Martin is an irritating and pompous man who is easy to hate because he is an incredibly creepy and disgusting person. Much of the novel revolves around the relationship he has with his daughters and the ways he has abused them during both their childhoods and adult lives. Marie is seen as “the good sister” who is kept on a chain at the beck and call of Martin. While Marie’s life revolves around serving her father, Geraldine, the self-described “bad sister,” has spent her life trying to escape her deranged family. Although the idea of the good and bad sister is hammered home in the novel, the characters themselves are not so clear cut. Both sisters make questionable choices that lead to more drama and in some cases, death. Their controversial decisions make them hard to care about at times, but also reflect the blurred lines of good and bad present in all people.

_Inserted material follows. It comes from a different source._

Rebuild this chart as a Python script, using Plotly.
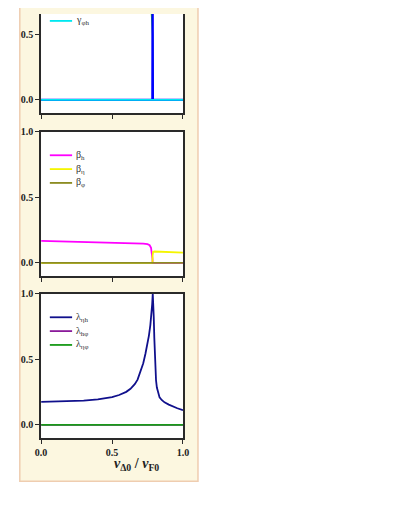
"""Three stacked panels: gamma, beta and lambda against v_D0 / v_F0."""

import plotly.graph_objects as go

# the page puts the figure 8 px in from the top-left corner, so the figure is
# sized to the window minus that margin and reference pixels are shifted by it
OFF = 8
W, H = 395 - 2 * OFF, 511 - 2 * OFF

# top panel: gamma
gamma_x = [0.0, 0.784, 0.786, 0.788, 1.0]
gamma_eta_h = [0.0, 0.0, 1.0, 0.0, 0.0]
gamma_green_x = [0.0, 0.765, 0.776, 0.786, 0.789, 1.0]
gamma_eta_phi = [1.0, 1.0, 0.71, 0.49, 0.0, 0.0]
gamma_phi_x = [0.0, 1.0]
gamma_phi_h = [0.0, 0.0]

# middle panel: beta
beta_h_x = [0.0, 0.2, 0.4, 0.6, 0.72, 0.75, 0.765, 0.775, 0.781, 0.785, 0.786, 1.0]
beta_h = [0.168, 0.163, 0.158, 0.152, 0.147, 0.143, 0.135, 0.115, 0.08, 0.03, 0.0, 0.0]
beta_eta_x = [0.0, 0.785, 0.786, 0.79, 0.8, 0.9, 1.0]
beta_eta = [0.0, 0.0, 0.06, 0.085, 0.087, 0.082, 0.078]
beta_phi_x = [0.0, 1.0]
beta_phi = [0.0, 0.0]

# bottom panel: lambda
lam_x = [0.0, 0.1, 0.2, 0.3, 0.4, 0.45, 0.5, 0.55, 0.6, 0.63, 0.66, 0.68, 0.7,
         0.72, 0.735, 0.75, 0.76, 0.77, 0.778, 0.783, 0.787, 0.79, 0.794, 0.798,
         0.802, 0.806, 0.81, 0.816, 0.824, 0.835, 0.85, 0.87, 0.9, 0.93, 0.96, 1.0]
lam_eta_h = [0.175, 0.177, 0.18, 0.185, 0.194, 0.202, 0.212, 0.228, 0.252, 0.275,
             0.31, 0.345, 0.4, 0.47, 0.54, 0.62, 0.68, 0.76, 0.84, 0.92, 1.0,
             0.95, 0.82, 0.66, 0.52, 0.41, 0.34, 0.285, 0.245, 0.21, 0.19, 0.172,
             0.155, 0.14, 0.127, 0.112]
lam_flat_x = [0.0, 1.0]
lam_h_phi = [0.0, 0.0]
lam_eta_phi = [0.0, 0.0]


def px_x(px):
    return (px - OFF) / W


def px_y(py):
    return 1 - (py - OFF) / H


panels = [
    # (top px, bottom px, y range, traces, legend rows)
    (OFF, 108.3, [-0.1, (95 - OFF) / 133], [
        (gamma_green_x, gamma_eta_phi, "#22CC22", 1.5, "γ<sub>ηφ</sub>"),
        (gamma_x, gamma_eta_h, "#0000FF", 2.2, "γ<sub>ηh</sub>"),
        (gamma_phi_x, gamma_phi_h, "#00E8F0", 1.8, "γ<sub>φh</sub>"),
    ], [-13, 1, 15]),
    (127, 273.3, [-0.1, 1.0], [
        (beta_h_x, beta_h, "#FF00FF", 1.8, "β<sub>h</sub>"),
        (beta_eta_x, beta_eta, "#F5F500", 1.8, "β<sub>η</sub>"),
        (beta_phi_x, beta_phi, "#8C8C22", 1.8, "β<sub>φ</sub>"),
    ], [151, 165, 179]),
    (291, 437.3, [-0.1, 1.0], [
        (lam_x, lam_eta_h, "#10108C", 1.8, "λ<sub>ηh</sub>"),
        (lam_flat_x, lam_h_phi, "#8A1A9A", 1.8, "λ<sub>hφ</sub>"),
        (lam_flat_x, lam_eta_phi, "#189A18", 1.8, "λ<sub>ηφ</sub>"),
    ], [315, 329, 343]),
]

X0, X1 = 36, 182.5
tick_font = dict(family="Liberation Serif", size=10, color="#222222")
tick_text = ["<b>0.0</b>", "<b>0.5</b>", "<b>1.0</b>"]

fig = go.Figure()
shapes = [
    dict(type="rect", xref="paper", yref="paper",
         x0=px_x(14), x1=px_x(198), y0=px_y(481), y1=1.05,
         fillcolor="#FCF7E0", line=dict(color="#EFCDB0", width=1.5), layer="below"),
]
annotations = []

for i, (top, bottom, yrange, traces, rows) in enumerate(panels, start=1):
    xa = "x" if i == 1 else f"x{i}"
    ya = "y" if i == 1 else f"y{i}"
    # white plot area on top of the cream panel
    shapes.append(dict(type="rect", xref=f"{xa} domain", yref=f"{ya} domain",
                       x0=0, x1=1, y0=0, y1=1, fillcolor="white",
                       line=dict(width=0), layer="below"))
    for (xs, ys, color, width, name), row in zip(traces, rows):
        fig.add_trace(go.Scatter(
            x=xs, y=ys, mode="lines", name=name, xaxis=xa, yaxis=ya,
            line=dict(color=color, width=width), showlegend=False,
        ))
        if row < OFF:
            continue  # legend row lies above the visible page
        shapes.append(dict(type="line", xref="paper", yref="paper",
                           x0=px_x(45), x1=px_x(68), y0=px_y(row), y1=px_y(row),
                           line=dict(color=color, width=width)))
        annotations.append(dict(xref="paper", yref="paper", x=px_x(70), y=px_y(row),
                                text=name, showarrow=False, xanchor="left",
                                yanchor="middle",
                                font=dict(family="Liberation Serif", size=10,
                                          color="#333333")))
    axis_common = dict(showline=True, linecolor="#2a2a2a", linewidth=1.6,
                       ticks="outside", ticklen=4, tickwidth=1.4, tickcolor="#2a2a2a",
                       showgrid=False, zeroline=False, tickfont=tick_font)
    fig.update_layout({
        f"xaxis{'' if i == 1 else i}": dict(
            axis_common, domain=[px_x(X0), px_x(X1)], range=[0, 1],
            tickvals=[0, 0.5, 1.0], ticktext=tick_text,
            showticklabels=(i == 3), mirror=(i != 1), anchor=ya,
        ),
        f"yaxis{'' if i == 1 else i}": dict(
            axis_common, domain=[px_y(bottom), min(px_y(top), 1.0)], range=yrange,
            tickvals=[0, 0.5, 1.0], ticktext=tick_text,
            mirror=True, anchor=xa,
        ),
    })

annotations.append(dict(
    xref="paper", yref="paper", x=px_x(109.5), y=px_y(464), showarrow=False,
    yanchor="middle",
    text="<b><i>v</i><sub>Δ0</sub> / <i>v</i><sub>F0</sub></b>",
    font=dict(family="Liberation Serif", size=14, color="#222222"),
))

fig.update_layout(
    width=W, height=H,
    margin=dict(l=0, r=0, t=0, b=0),
    paper_bgcolor="white",
    plot_bgcolor="white",
    shapes=shapes,
    annotations=annotations,
    showlegend=False,
)

fig.write_html("out.html")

The details of what happened the night of their mother’s death and what their father has done to push the sisters to the brink are revealed in a series of flashbacks over the course of the novel. However, as their plans for revenge against their father unfold and the nature of their mother’s death becomes clearer, the plot seems to drive the characters more than the characters drive the plot. The goals of the sisters sometimes change on a whim if doing so will add drama to the story, and they act out of character on more than one occasion. As the story progresses the sisters make the decision to never speak of their plans for their father and act as if nothing is going on to ensure they will not be found out if questioned by the police. Their acting makes sense in the context of the plot, but makes it difficult to determine who Marie and Geraldine really are and what they truly desire. Readers can never be sure when they are putting on a show or are actually saying what they mean, which distances them from the sisters and disconnects them from the story.

One of the most interesting aspects of the novel is the attention it gives to the role of women in classic fairytales. Geraldine is a lecturer on folklore at the university where she teaches, and excerpts from her fictional book “Fairy Tales in the Real World” are provided at the beginning of most chapters. The excerpts offer unique insight into the portrayal of females in folklore and the stories they inhabit, as well as how patriarchal influence is alarmingly present in the stories so many children grow up with.

While “The Other Sister” has many flaws in its characters and plot, its fairytale influences (as well as its twisted characters and storylines) make for an unexpected and entertaining read.